Taxation and Regulatory Compliance

Selling Solar Credits and Reporting the Income

Learn to translate your solar system's clean energy output into a revenue stream and navigate the financial considerations that follow a sale.

Owners of solar energy systems can generate and sell credits, creating an additional revenue stream. This process transforms solar production into a tradable asset, supported by mechanisms designed to incentivize renewable energy. This financial opportunity is distinct from direct savings on electricity bills and represents a separate income source derived from the environmental attributes of solar power.

Types of Sellable Solar Credits

Two primary types of sellable assets are available to solar system owners. The most common is the Solar Renewable Energy Certificate (SREC), which represents the “green” value of solar power. One SREC is created for every megawatt-hour (MWh) of electricity a solar system generates. These certificates have monetary value because some states have Renewable Portfolio Standards (RPS) that mandate utilities source a percentage of their electricity from renewables, sometimes with a “solar carve-out” for solar-specific generation. Utilities purchase SRECs from solar owners to meet these legal obligations and avoid financial penalties.

Another asset is the transferable federal tax credit, a mechanism expanded by the Inflation Reduction Act of 2022. This is a one-time sale of a tax incentive, like the Investment Tax Credit (ITC), not an ongoing revenue stream. While the Residential Clean Energy Credit cannot be sold by homeowners, the commercial ITC for larger systems can be transferred. This allows a business that cannot use the full tax credit to sell it for cash to an unrelated party, helping to finance a project.

Eligibility and Registration Requirements

To generate and sell SRECs, a solar system owner must meet eligibility criteria dictated by state-level programs. The system must be located in a jurisdiction with an active SREC market. The system owner must also hold the title to the equipment, as individuals who lease panels or use a Power Purchase Agreement (PPA) are not eligible. Finally, the system must be interconnected with the local utility grid.

Registration is a required step to become a qualified generator of credits. This involves submitting a detailed application to the state’s designated program administrator or tracking system, such as the PJM Generation Attribute Tracking System (GATS).
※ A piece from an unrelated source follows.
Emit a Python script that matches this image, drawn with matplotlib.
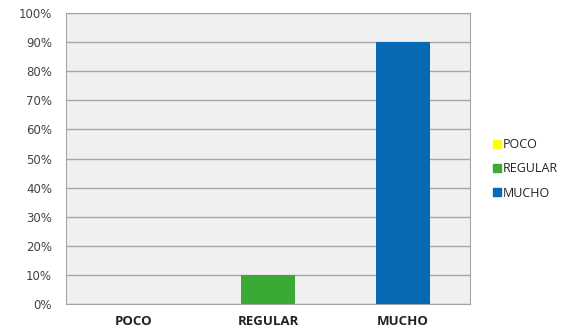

System owners need documentation including proof of ownership, interconnection agreements, and detailed system specifications like its size, panel model, and inverter type. A certified revenue-grade meter is also required to accurately measure production for verification. While many solar installers handle this registration, owners can register themselves or hire a specialized SREC company.

The Selling Process

After a system is registered, the owner can sell the SRECs it generates. The most common method for residential owners is to work with an SREC aggregator or broker. These companies act as intermediaries, bundling SRECs from many small generators into larger blocks attractive to utility buyers and handling the transaction complexities for a commission.

Sellers have a few transaction models to choose from. One option is to sell SRECs on the spot market, where the price is determined by current supply and demand, offering higher potential returns but also price volatility. Another approach is to enter a long-term contract with an aggregator for a set period, such as three or five years. This model provides price stability by locking in a fixed rate for each SREC, which can simplify financial planning.

To sell through an aggregator, an owner creates an account and links their registered solar system. The aggregator tracks energy production and sells each SREC once it is generated and verified. Payment is then issued to the system owner via direct deposit, minus the aggregator’s fee. The process for selling a transferable federal tax credit is different and more complex, requiring specialized legal and financial agreements.

Tax Reporting for Solar Credit Sales

Income from selling SRECs has tax implications. The Internal Revenue Service (IRS) has not issued a formal ruling on the tax treatment of SREC sales for all taxpayers. However, a non-precedential private letter ruling concluded that the income was taxable as ordinary income and did not reduce the solar system’s cost basis. While this indicates the IRS’s likely position, taxpayers should consult a tax professional.

When selling SRECs, owners must follow reporting requirements. If total payments from a single payer in a calendar year are $600 or more, the payer must issue a Form 1099-MISC to the recipient. Even if a 1099-MISC is not received, the income must still be reported to the IRS.

This income is reported on a personal tax return as “Other Income.” The amount from Box 3 of Form 1099-MISC is entered on Schedule 1 (Form 1040), Additional Income and Adjustments to Income. Because this is not considered income from a self-employed trade or business for a homeowner, it is not subject to self-employment taxes. For the sale of a federal tax credit, the tax treatment is different. The cash payment a taxpayer receives for selling an eligible tax credit is not included in the seller’s gross income, and the buyer is not permitted to deduct the purchase price.